### [EXERCISE GOAL]
The lines from the top of the material through the line with "-- ([xshift=-16pt]l2.south east);" are to be set down exactly. Leave the pictures out.

### [RECORDS PROVIDED]
- - - -

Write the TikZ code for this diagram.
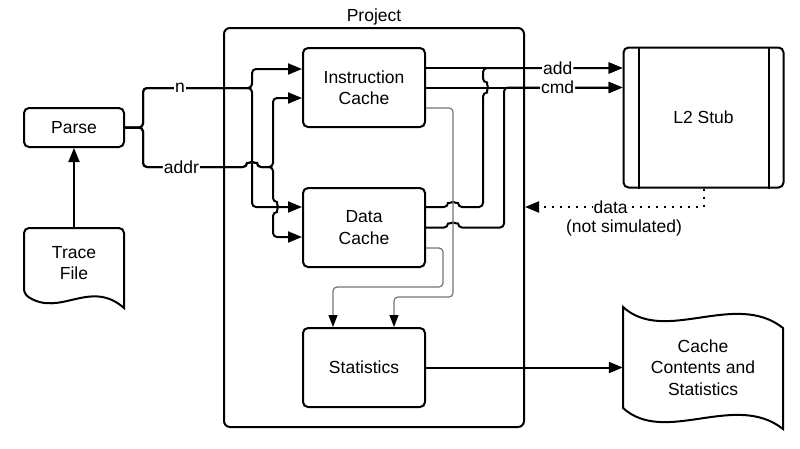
\documentclass[tikz,border=0pt]{standalone}
\usepackage{fontspec}
\setmainfont{Liberation Sans}
\usepackage{tikz}
\usetikzlibrary{arrows.meta}
\usetikzlibrary{positioning}

\begin{document}
\begin{tikzpicture}
[x=1pt,y=-1pt,font=\fontsize{17.5}{21.5}\selectfont,
 bx/.style={draw=black,line width=2pt,rounded corners=5pt,align=center,
   minimum width=122pt,minimum height=79pt,inner sep=0pt},
 be/.style={draw=black,line width=2pt,rounded corners=4pt,arrows={-Triangle[length=14pt,width=11pt]}},
 bg/.style={draw=black!55,line width=1.2pt,rounded corners=4pt,arrows={-Triangle[length=12pt,width=9pt,color=black]}},
 bd/.style={draw=black,line width=2pt,dash pattern=on 2pt off 6pt,arrows={-Triangle[length=14pt,width=11pt]}},
 lb/.style={fill=white,inner sep=1pt}]
\useasboundingbox (0,0) rectangle (800,448);

\node[draw,line width=2pt,rounded corners=6pt,minimum width=300pt,minimum height=399pt] (pj) at (374,227.5) {};
\node[above=1pt of pj,inner sep=1pt] (pjl) {Project};

\node[bx] (ic) at (364,87.5) {Instruction\\Cache};
\node[bx] (dc) at (364,227.5) {Data\\Cache};
\node[bx] (st) at (364,367.5) {Statistics};
\node[bx,minimum width=100pt,minimum height=39pt] (ps) at (74,127.5) {Parse};
\node[bx,minimum width=160pt,minimum height=140pt] (l2) at (703.5,117.5) {L2 Stub};
\draw[line width=2pt] ([xshift=16pt]l2.north west) -- ([xshift=16pt]l2.south west);
\draw[line width=2pt] ([xshift=-16pt]l2.north east) -- ([xshift=-16pt]l2.south east);

\node[align=center,minimum width=100pt,minimum height=70pt] (tf) at (74,263) {Trace\\File};
\draw[line width=2pt] (24,294) .. controls (60,318) and (90,278) .. (124,308)
  [rounded corners=5pt] -- (124,228) -- (24,228) -- cycle;
\node[align=center,minimum width=160pt,minimum height=101pt] (cc) at (703,367.5) {Cache\\Contents and\\Statistics};
\draw[line width=2pt] (623,307) .. controls (665,345) and (735,290) .. (783,328) -- (783,429)
  .. controls (735,391) and (665,446) .. (623,408) -- cycle;

\coordinate (N) at (252,88);
\coordinate (A) at (273,167);

\draw[be] (tf.north) -- (ps.south);
\draw[be] (ps.east) -| (143,88) -- (N) |- ([yshift=18.5pt]ic.west);
\draw[be] (ps.east) -| (143,88) -- node[lb,pos=0.34]{n} (N) |- ([yshift=20.5pt]dc.west);
\draw[be] (ps.east) -| (143,167) -- (247,167)
  arc[start angle=180,end angle=360,radius=5] -- (A) |- ([yshift=-10.5pt]ic.west);
\draw[be] (ps.east) -| (143,167) -- node[lb,pos=0.37]{addr} (247,167) arc[start angle=180,end angle=360,radius=5]
  -- (A) -- (273,202) arc[start angle=-90,end angle=90,radius=5] |- ([yshift=-9.5pt]dc.west);

\draw[be] ([yshift=20.5pt]dc.east) -- (448,207) arc[start angle=180,end angle=360,radius=5]
  -- (483,207) -- (483,92.5) arc[start angle=90,end angle=-90,radius=5] |- ([yshift=49.5pt]l2.west);
\draw[be] (dc.east) -- (448,227.5) arc[start angle=180,end angle=360,radius=5]
  -- (504,227.5) |- ([yshift=30pt]l2.west);
\draw[be] ([yshift=19.5pt]ic.east) -- node[lb,pos=0.67]{add} ([yshift=49.5pt]l2.west);
\draw[be] (ic.east) -- node[lb,pos=0.67]{cmd} ([yshift=30pt]l2.west);

\draw[bg] ([yshift=-20.5pt]ic.east) -| (453,297) -| ([xshift=30pt]st.north);
\draw[bg] ([yshift=-20.5pt]dc.east) -| (443,287) -| ([xshift=-31pt]st.north);

\draw[bd] (l2.south) |- node[lb,pos=0.76] (dt) {data} ([yshift=20.5pt]pj.east);
\node[inner sep=1pt] (ns) at (624,228) {(not simulated)};

\draw[be] (st.east) -- (cc.west);

\end{tikzpicture}
\end{document}
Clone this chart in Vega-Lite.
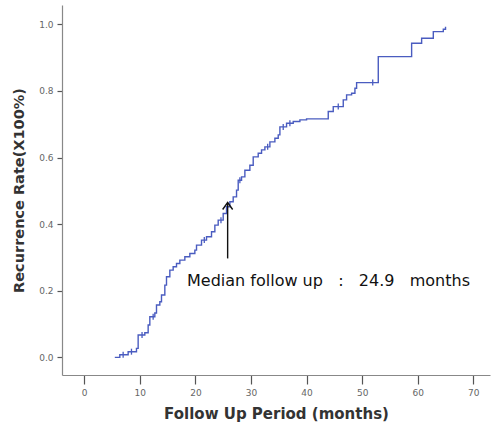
{
  "$schema": "https://vega.github.io/schema/vega-lite/v6.json",
  "width": 428,
  "height": 370,
  "autosize": {"type": "none"},
  "padding": {"left": 62, "top": 5, "right": 2, "bottom": 54},
  "background": "white",
  "config": {"view": {"stroke": null}},
  "datasets": {
    "km": [
      {"month": 5.5, "rate": 0.0, "censor": false},
      {"month": 6.4, "rate": 0.008, "censor": false},
      {"month": 7.0, "rate": 0.008, "censor": true},
      {"month": 7.9, "rate": 0.017, "censor": false},
      {"month": 8.5, "rate": 0.017, "censor": true},
      {"month": 9.4, "rate": 0.027, "censor": false},
      {"month": 9.7, "rate": 0.067, "censor": false},
      {"month": 10.4, "rate": 0.067, "censor": true},
      {"month": 10.9, "rate": 0.074, "censor": false},
      {"month": 11.5, "rate": 0.097, "censor": false},
      {"month": 11.8, "rate": 0.122, "censor": false},
      {"month": 12.4, "rate": 0.122, "censor": true},
      {"month": 12.7, "rate": 0.133, "censor": false},
      {"month": 13.0, "rate": 0.157, "censor": false},
      {"month": 13.6, "rate": 0.167, "censor": false},
      {"month": 13.9, "rate": 0.187, "censor": false},
      {"month": 14.5, "rate": 0.217, "censor": false},
      {"month": 14.8, "rate": 0.242, "censor": false},
      {"month": 15.4, "rate": 0.262, "censor": false},
      {"month": 16.0, "rate": 0.272, "censor": false},
      {"month": 16.6, "rate": 0.282, "censor": false},
      {"month": 17.2, "rate": 0.292, "censor": false},
      {"month": 18.1, "rate": 0.302, "censor": false},
      {"month": 19.0, "rate": 0.312, "censor": false},
      {"month": 19.9, "rate": 0.322, "censor": false},
      {"month": 20.2, "rate": 0.337, "censor": false},
      {"month": 21.1, "rate": 0.352, "censor": false},
      {"month": 21.6, "rate": 0.352, "censor": true},
      {"month": 22.0, "rate": 0.362, "censor": false},
      {"month": 22.9, "rate": 0.377, "censor": false},
      {"month": 23.5, "rate": 0.397, "censor": false},
      {"month": 24.1, "rate": 0.412, "censor": false},
      {"month": 24.6, "rate": 0.412, "censor": true},
      {"month": 25.0, "rate": 0.432, "censor": false},
      {"month": 25.6, "rate": 0.452, "censor": false},
      {"month": 26.2, "rate": 0.467, "censor": false},
      {"month": 26.8, "rate": 0.482, "censor": false},
      {"month": 27.4, "rate": 0.502, "censor": false},
      {"month": 27.7, "rate": 0.532, "censor": false},
      {"month": 28.0, "rate": 0.532, "censor": true},
      {"month": 28.3, "rate": 0.542, "censor": false},
      {"month": 28.9, "rate": 0.562, "censor": false},
      {"month": 29.8, "rate": 0.577, "censor": false},
      {"month": 30.4, "rate": 0.602, "censor": false},
      {"month": 31.3, "rate": 0.613, "censor": false},
      {"month": 31.9, "rate": 0.623, "censor": false},
      {"month": 32.5, "rate": 0.632, "censor": false},
      {"month": 33.0, "rate": 0.632, "censor": true},
      {"month": 33.4, "rate": 0.647, "censor": false},
      {"month": 34.3, "rate": 0.658, "censor": false},
      {"month": 34.9, "rate": 0.668, "censor": false},
      {"month": 35.2, "rate": 0.692, "censor": false},
      {"month": 35.8, "rate": 0.692, "censor": true},
      {"month": 36.4, "rate": 0.703, "censor": false},
      {"month": 37.0, "rate": 0.703, "censor": true},
      {"month": 37.6, "rate": 0.708, "censor": false},
      {"month": 38.8, "rate": 0.713, "censor": false},
      {"month": 40.0, "rate": 0.716, "censor": false},
      {"month": 43.9, "rate": 0.738, "censor": false},
      {"month": 44.8, "rate": 0.753, "censor": false},
      {"month": 45.7, "rate": 0.753, "censor": true},
      {"month": 46.6, "rate": 0.773, "censor": false},
      {"month": 47.2, "rate": 0.788, "censor": false},
      {"month": 48.1, "rate": 0.793, "censor": false},
      {"month": 48.7, "rate": 0.808, "censor": false},
      {"month": 49.0, "rate": 0.825, "censor": false},
      {"month": 51.9, "rate": 0.825, "censor": true},
      {"month": 52.9, "rate": 0.903, "censor": false},
      {"month": 58.9, "rate": 0.943, "censor": false},
      {"month": 60.7, "rate": 0.958, "censor": false},
      {"month": 62.8, "rate": 0.978, "censor": false},
      {"month": 64.6, "rate": 0.985, "censor": false},
      {"month": 65.0, "rate": 0.993, "censor": false}
    ],
    "arrow": [
      {"month": 25.8, "rate": 0.297, "end": 0.465}
    ],
    "note": [
      {"month": 18.5, "rate": 0.229, "label": "Median follow up\u00a0\u00a0 :\u00a0\u00a0 24.9\u00a0\u00a0 months"}
    ]
  },
  "layer": [
    {
      "data": {"name": "km"},
      "mark": {"type": "line", "interpolate": "step-after", "color": "#4a5cc0", "strokeWidth": 1.4},
      "encoding": {
        "x": {
          "field": "month", "type": "quantitative",
          "scale": {"domain": [-4, 73], "nice": false, "zero": false},
          "axis": {
            "values": [0, 10, 20, 30, 40, 50, 60, 70],
            "title": "Follow  Up Period (months)",
            "titleFont": "DejaVu Sans", "titleFontSize": 15, "titleFontWeight": "bold",
            "titleColor": "#333", "titlePadding": 9,
            "labelFont": "DejaVu Sans", "labelFontSize": 9, "labelColor": "#666",
            "labelPadding": 4,
            "tickSize": 9, "tickColor": "#555", "tickWidth": 1.2,
            "domainColor": "#888", "domainWidth": 1.2, "grid": false
          }
        },
        "y": {
          "field": "rate", "type": "quantitative",
          "scale": {"domain": [-0.053, 1.058], "nice": false, "zero": false},
          "axis": {
            "values": [0, 0.2, 0.4, 0.6, 0.8, 1.0],
            "format": ".1f",
            "title": "Recurrence Rate(X100%)",
            "titleFont": "DejaVu Sans", "titleFontSize": 14.5, "titleFontWeight": "bold",
            "titleColor": "#333", "titlePadding": 12,
            "labelFont": "DejaVu Sans", "labelFontSize": 9, "labelColor": "#666",
            "labelPadding": 4,
            "tickSize": 5, "tickColor": "#555", "tickWidth": 1.2,
            "domainColor": "#888", "domainWidth": 1.2, "grid": false
          }
        }
      }
    },
    {
      "data": {"name": "km"},
      "transform": [{"filter": "datum.censor"}],
      "mark": {"type": "point", "shape": "M0,-1L0,1", "filled": false, "color": "#4a5cc0", "strokeWidth": 1.3, "size": 36, "opacity": 1},
      "encoding": {
        "x": {"field": "month", "type": "quantitative"},
        "y": {"field": "rate", "type": "quantitative"}
      }
    },
    {
      "data": {"name": "arrow"},
      "mark": {"type": "rule", "color": "#111", "strokeWidth": 1.4},
      "encoding": {
        "x": {"field": "month", "type": "quantitative"},
        "y": {"field": "rate", "type": "quantitative"},
        "y2": {"field": "end"}
      }
    },
    {
      "data": {"name": "arrow"},
      "mark": {"type": "point", "shape": "M-1,1.4L0,0L1,1.4", "filled": false, "color": "#111", "strokeWidth": 1.4, "size": 100, "opacity": 1},
      "encoding": {
        "x": {"field": "month", "type": "quantitative"},
        "y": {"field": "end", "type": "quantitative"}
      }
    },
    {
      "data": {"name": "note"},
      "mark": {"type": "text", "align": "left", "baseline": "middle", "font": "DejaVu Sans", "fontSize": 16, "color": "#111"},
      "encoding": {
        "x": {"field": "month", "type": "quantitative"},
        "y": {"field": "rate", "type": "quantitative"},
        "text": {"field": "label"}
      }
    }
  ]
}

- - - -

### [CORRECT OUTPUT]
Write the TikZ code for this diagram.
\documentclass[tikz,border=0pt]{standalone}
\usepackage{fontspec}
\setmainfont{Liberation Sans}
\usepackage{tikz}
\usetikzlibrary{arrows.meta}
\usetikzlibrary{positioning}

\begin{document}
\begin{tikzpicture}
[x=1pt,y=-1pt,font=\fontsize{17.5}{21.5}\selectfont,
 bx/.style={draw=black,line width=2pt,rounded corners=5pt,align=center,
   minimum width=122pt,minimum height=79pt,inner sep=0pt},
 be/.style={draw=black,line width=2pt,rounded corners=4pt,arrows={-Triangle[length=14pt,width=11pt]}},
 bg/.style={draw=black!55,line width=1.2pt,rounded corners=4pt,arrows={-Triangle[length=12pt,width=9pt,color=black]}},
 bd/.style={draw=black,line width=2pt,dash pattern=on 2pt off 6pt,arrows={-Triangle[length=14pt,width=11pt]}},
 lb/.style={fill=white,inner sep=1pt}]
\useasboundingbox (0,0) rectangle (800,448);

\node[draw,line width=2pt,rounded corners=6pt,minimum width=300pt,minimum height=399pt] (pj) at (374,227.5) {};
\node[above=1pt of pj,inner sep=1pt] (pjl) {Project};

\node[bx] (ic) at (364,87.5) {Instruction\\Cache};
\node[bx] (dc) at (364,227.5) {Data\\Cache};
\node[bx] (st) at (364,367.5) {Statistics};
\node[bx,minimum width=100pt,minimum height=39pt] (ps) at (74,127.5) {Parse};
\node[bx,minimum width=160pt,minimum height=140pt] (l2) at (703.5,117.5) {L2 Stub};
\draw[line width=2pt] ([xshift=16pt]l2.north west) -- ([xshift=16pt]l2.south west);
\draw[line width=2pt] ([xshift=-16pt]l2.north east) -- ([xshift=-16pt]l2.south east);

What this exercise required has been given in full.